Propos recueillis par Wilson Le Personnic

Publié le 5 janvier 2015

Après un premier « banquet » mis en scène en 2010, Catherine Baÿ est de nouveau invitée au Centre Pompidou et présente une toute nouvelle performance dans le cadre du dixième anniversaire du festival Hors-Pistes : L’Anniversaire.

Pouvez-vous nous parler de la genèse de votre projet « Blanche-Neige » ?

C’etait il y a environ une dizaine d’années, je venais d »avoir ma fille. Je travaillais à l’époque autour du thème des discours politiques et la personne avec qui je devais développer les recherches sur la nature des discours existants m’avait fait faux-bond… J’étais à ce moment là dans la maison de Georges Bataille à Vézelay et je m’octroyais 4 heures par jour pour développer une nouvelle idée. J’ai imaginé ce personnage de Blanche-Neige, arraché du conte oral pour devenir produit de consommation, réduit a l’état d’objet de marketing. Au début, je n’avais pas beaucoup de liens avec ce personnage, ce qui me laissait une certaine liberté d’interprétation.
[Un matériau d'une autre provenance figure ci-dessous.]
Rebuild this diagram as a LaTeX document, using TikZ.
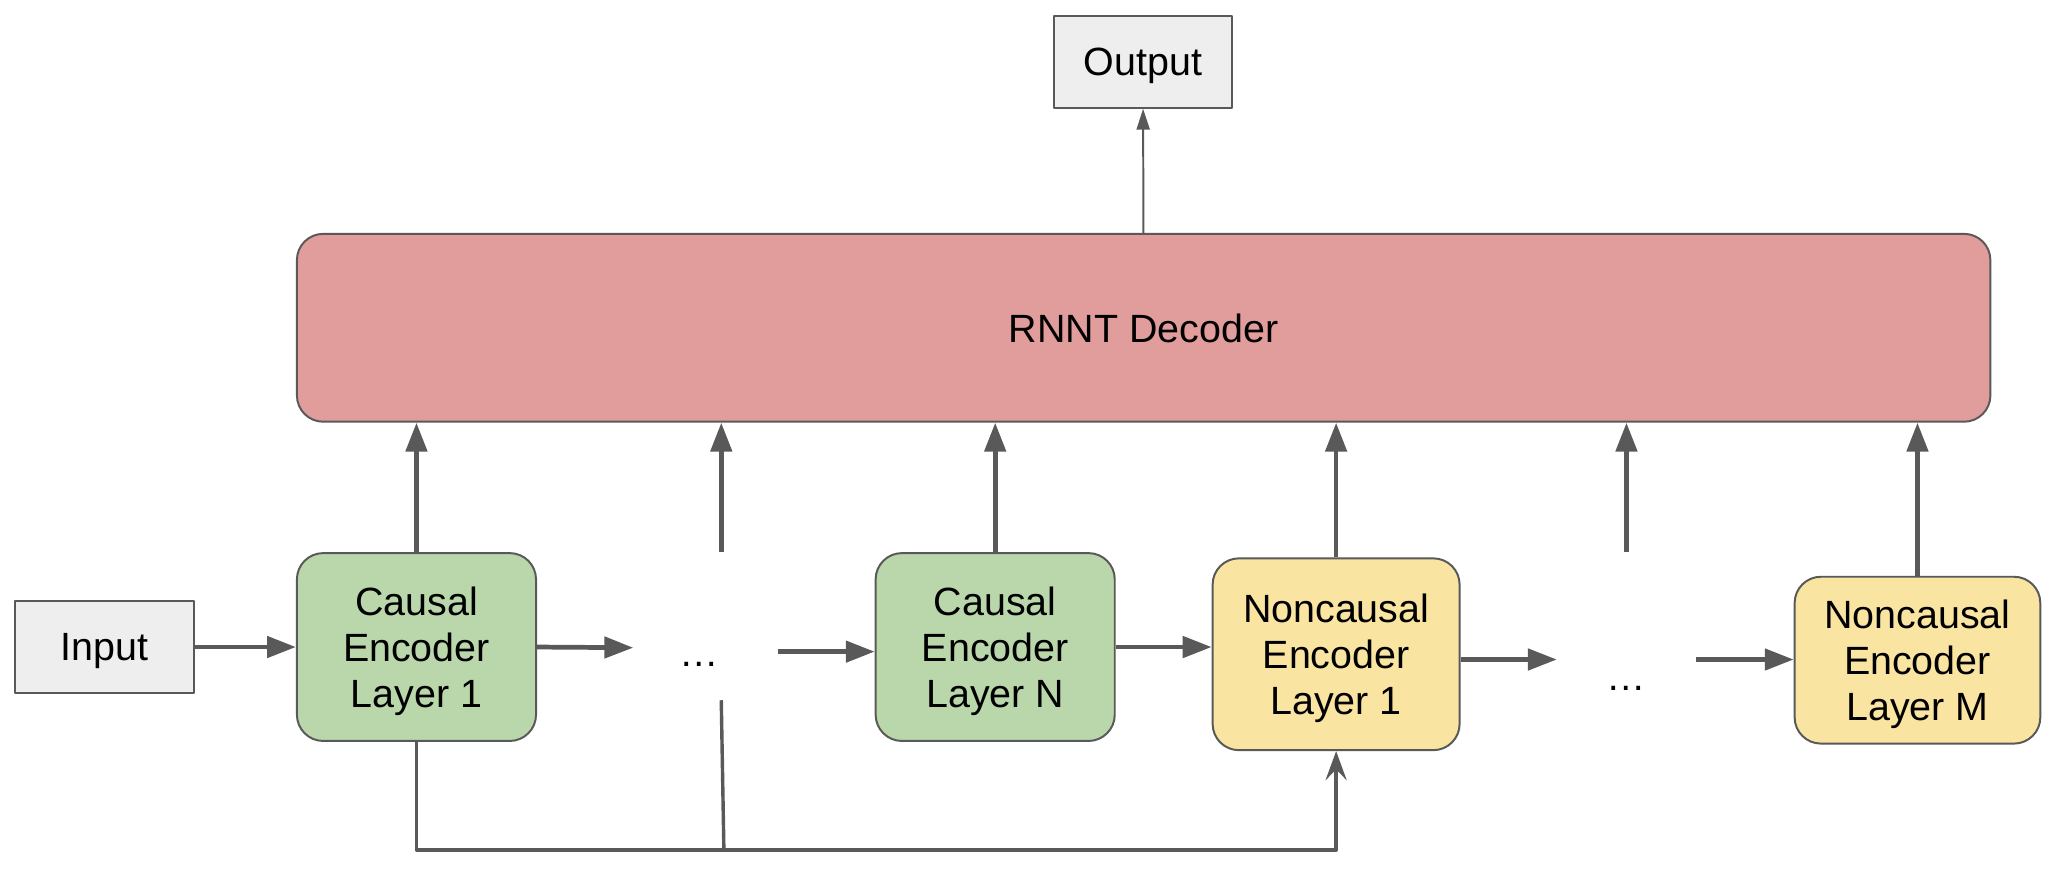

Pourquoi exploiter cette figure en particulier ?

Connu de tous, ce qui m’intéressait c’est que, même si ce personnage est encore présent dans le conte que les parents lisent à leurs enfants (avec ses lots d’interprétation), il représentait également cette nouvelle culture de masse où la consommation prend le pas sur l’imagination. J’ai donc écrit un livret dans ce sens : Un monologue d’un personnage-otage de sa propre condition.

Comment est apparue la forme performative ?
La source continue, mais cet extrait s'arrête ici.